» Exercise instructions:
Go through the listing and set it down exactly, leaving out its pictures.

» Provided material:
==========
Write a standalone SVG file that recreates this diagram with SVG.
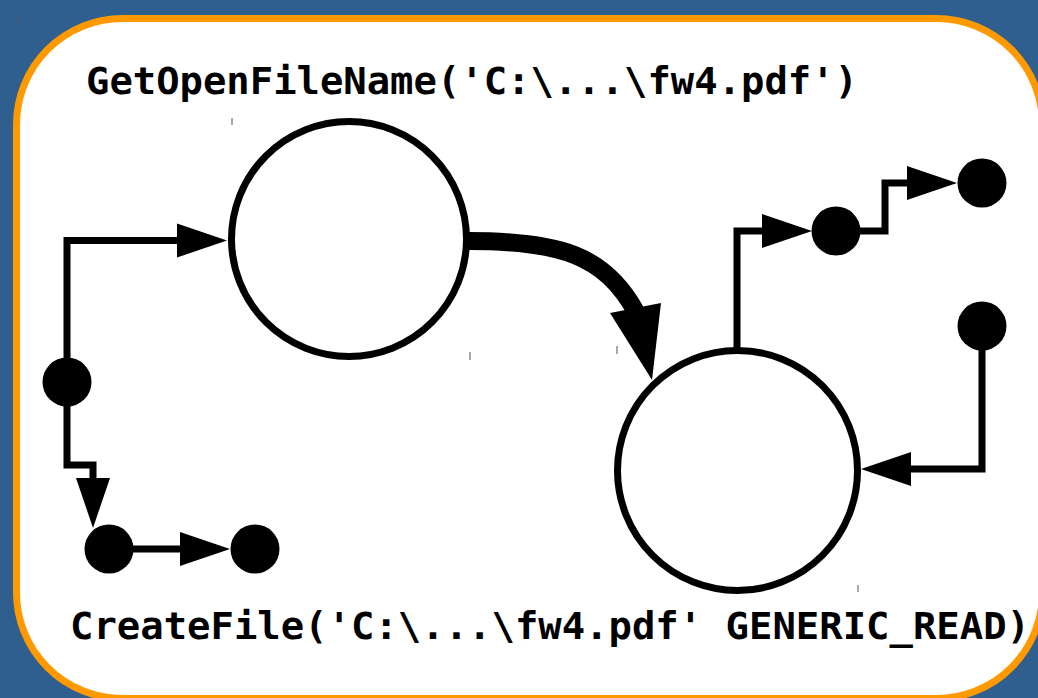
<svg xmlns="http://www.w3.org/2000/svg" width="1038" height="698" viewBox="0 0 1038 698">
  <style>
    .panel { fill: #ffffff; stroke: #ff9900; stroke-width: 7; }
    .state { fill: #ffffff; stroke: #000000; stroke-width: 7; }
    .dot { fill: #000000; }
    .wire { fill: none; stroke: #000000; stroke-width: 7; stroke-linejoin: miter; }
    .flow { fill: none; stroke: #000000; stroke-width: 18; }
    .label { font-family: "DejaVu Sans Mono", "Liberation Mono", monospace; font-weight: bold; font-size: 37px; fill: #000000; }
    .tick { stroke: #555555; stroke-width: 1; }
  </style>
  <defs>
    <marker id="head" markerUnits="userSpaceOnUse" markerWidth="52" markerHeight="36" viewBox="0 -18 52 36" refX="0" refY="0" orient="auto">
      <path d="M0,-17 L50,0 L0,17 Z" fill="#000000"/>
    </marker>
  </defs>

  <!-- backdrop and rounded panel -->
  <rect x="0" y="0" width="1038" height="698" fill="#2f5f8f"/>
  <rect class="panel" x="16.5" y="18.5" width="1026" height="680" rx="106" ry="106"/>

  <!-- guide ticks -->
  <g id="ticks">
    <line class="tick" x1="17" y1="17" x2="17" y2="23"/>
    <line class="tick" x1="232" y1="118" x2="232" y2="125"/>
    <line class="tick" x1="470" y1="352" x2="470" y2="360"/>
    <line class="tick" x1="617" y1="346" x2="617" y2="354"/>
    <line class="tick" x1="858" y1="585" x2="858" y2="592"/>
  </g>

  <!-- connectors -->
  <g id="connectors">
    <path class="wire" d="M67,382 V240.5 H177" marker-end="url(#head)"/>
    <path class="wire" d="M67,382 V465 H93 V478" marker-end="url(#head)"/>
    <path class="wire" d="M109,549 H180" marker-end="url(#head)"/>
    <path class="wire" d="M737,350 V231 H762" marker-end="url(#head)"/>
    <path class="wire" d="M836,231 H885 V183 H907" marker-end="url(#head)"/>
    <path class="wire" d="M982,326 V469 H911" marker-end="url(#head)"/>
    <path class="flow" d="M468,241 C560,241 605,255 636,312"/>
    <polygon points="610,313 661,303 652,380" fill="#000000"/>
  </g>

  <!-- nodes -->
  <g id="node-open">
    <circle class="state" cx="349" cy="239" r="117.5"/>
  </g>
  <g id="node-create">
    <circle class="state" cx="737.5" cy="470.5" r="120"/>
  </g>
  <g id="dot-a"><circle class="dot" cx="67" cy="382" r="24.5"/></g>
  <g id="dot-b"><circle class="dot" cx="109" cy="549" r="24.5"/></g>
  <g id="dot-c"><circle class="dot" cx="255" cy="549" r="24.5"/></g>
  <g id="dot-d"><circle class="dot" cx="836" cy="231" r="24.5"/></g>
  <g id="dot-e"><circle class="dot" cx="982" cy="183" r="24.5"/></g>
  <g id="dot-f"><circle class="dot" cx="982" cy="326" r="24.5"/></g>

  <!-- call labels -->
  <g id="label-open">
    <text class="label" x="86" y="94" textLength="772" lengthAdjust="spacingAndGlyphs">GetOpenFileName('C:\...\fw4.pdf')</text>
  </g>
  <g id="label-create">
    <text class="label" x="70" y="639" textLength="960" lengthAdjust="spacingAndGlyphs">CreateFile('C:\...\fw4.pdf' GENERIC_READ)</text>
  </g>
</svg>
==========
» Answer below:
Write a standalone SVG file that recreates this diagram with SVG.
<svg xmlns="http://www.w3.org/2000/svg" width="1038" height="698" viewBox="0 0 1038 698">
  <style>
    .panel { fill: #ffffff; stroke: #ff9900; stroke-width: 7; }
    .state { fill: #ffffff; stroke: #000000; stroke-width: 7; }
    .dot { fill: #000000; }
    .wire { fill: none; stroke: #000000; stroke-width: 7; stroke-linejoin: miter; }
    .flow { fill: none; stroke: #000000; stroke-width: 18; }
    .label { font-family: "DejaVu Sans Mono", "Liberation Mono", monospace; font-weight: bold; font-size: 37px; fill: #000000; }
    .tick { stroke: #555555; stroke-width: 1; }
  </style>
  <defs>
    <marker id="head" markerUnits="userSpaceOnUse" markerWidth="52" markerHeight="36" viewBox="0 -18 52 36" refX="0" refY="0" orient="auto">
      <path d="M0,-17 L50,0 L0,17 Z" fill="#000000"/>
    </marker>
  </defs>

  <!-- backdrop and rounded panel -->
  <rect x="0" y="0" width="1038" height="698" fill="#2f5f8f"/>
  <rect class="panel" x="16.5" y="18.5" width="1026" height="680" rx="106" ry="106"/>

  <!-- guide ticks -->
  <g id="ticks">
    <line class="tick" x1="17" y1="17" x2="17" y2="23"/>
    <line class="tick" x1="232" y1="118" x2="232" y2="125"/>
    <line class="tick" x1="470" y1="352" x2="470" y2="360"/>
    <line class="tick" x1="617" y1="346" x2="617" y2="354"/>
    <line class="tick" x1="858" y1="585" x2="858" y2="592"/>
  </g>

  <!-- connectors -->
  <g id="connectors">
    <path class="wire" d="M67,382 V240.5 H177" marker-end="url(#head)"/>
    <path class="wire" d="M67,382 V465 H93 V478" marker-end="url(#head)"/>
    <path class="wire" d="M109,549 H180" marker-end="url(#head)"/>
    <path class="wire" d="M737,350 V231 H762" marker-end="url(#head)"/>
    <path class="wire" d="M836,231 H885 V183 H907" marker-end="url(#head)"/>
    <path class="wire" d="M982,326 V469 H911" marker-end="url(#head)"/>
    <path class="flow" d="M468,241 C560,241 605,255 636,312"/>
    <polygon points="610,313 661,303 652,380" fill="#000000"/>
  </g>

  <!-- nodes -->
  <g id="node-open">
    <circle class="state" cx="349" cy="239" r="117.5"/>
  </g>
  <g id="node-create">
    <circle class="state" cx="737.5" cy="470.5" r="120"/>
  </g>
  <g id="dot-a"><circle class="dot" cx="67" cy="382" r="24.5"/></g>
  <g id="dot-b"><circle class="dot" cx="109" cy="549" r="24.5"/></g>
  <g id="dot-c"><circle class="dot" cx="255" cy="549" r="24.5"/></g>
  <g id="dot-d"><circle class="dot" cx="836" cy="231" r="24.5"/></g>
  <g id="dot-e"><circle class="dot" cx="982" cy="183" r="24.5"/></g>
  <g id="dot-f"><circle class="dot" cx="982" cy="326" r="24.5"/></g>

  <!-- call labels -->
  <g id="label-open">
    <text class="label" x="86" y="94" textLength="772" lengthAdjust="spacingAndGlyphs">GetOpenFileName('C:\...\fw4.pdf')</text>
  </g>
  <g id="label-create">
    <text class="label" x="70" y="639" textLength="960" lengthAdjust="spacingAndGlyphs">CreateFile('C:\...\fw4.pdf' GENERIC_READ)</text>
  </g>
</svg>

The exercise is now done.